In the same year another citizen advertised a reward of twenty dollars for information of a negro man-servant who had run away from him.
If the commercial advertising of a hundred years ago was ordinarily heavier and duller than that of today, some of the Government notices at least were more lively than either departments of state or city councils now send out. Facetiously worded allurements were thus held out to young Haligonians in May, 1813, by the Navy Office:

“What Should Sailors do on Shore, while King, Country and Fortune point to the Ocean!—His Majesty’s Schooner PICTOU, of 12 guns, commanded by Lieut. Stephens, as fine a vessel of her size as ever floated on salt water, wants a few jolly, spirited fellows to complete her complement for a short cruise, who may all fairly expect to dash in Coaches on their return, as well as other folks. Apply on board, at the Navy Yard.”
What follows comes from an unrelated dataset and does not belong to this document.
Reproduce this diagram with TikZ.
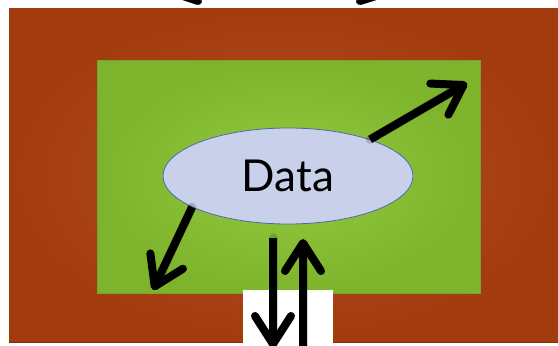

Had there been even more advertising in pioneer Halifax, it would be possible, with some imagination, to reconstruct the general life of the old citadel town. Such announcements, however, as these, being fair and truthful samples, give hints of the close and interesting relation that existed between business and society then, as now. They bought and sold, made and asked special prices, invited custom and gave or withheld it, after the same very human way as do we to-day, but with the mellow colouring of a hundred years ago.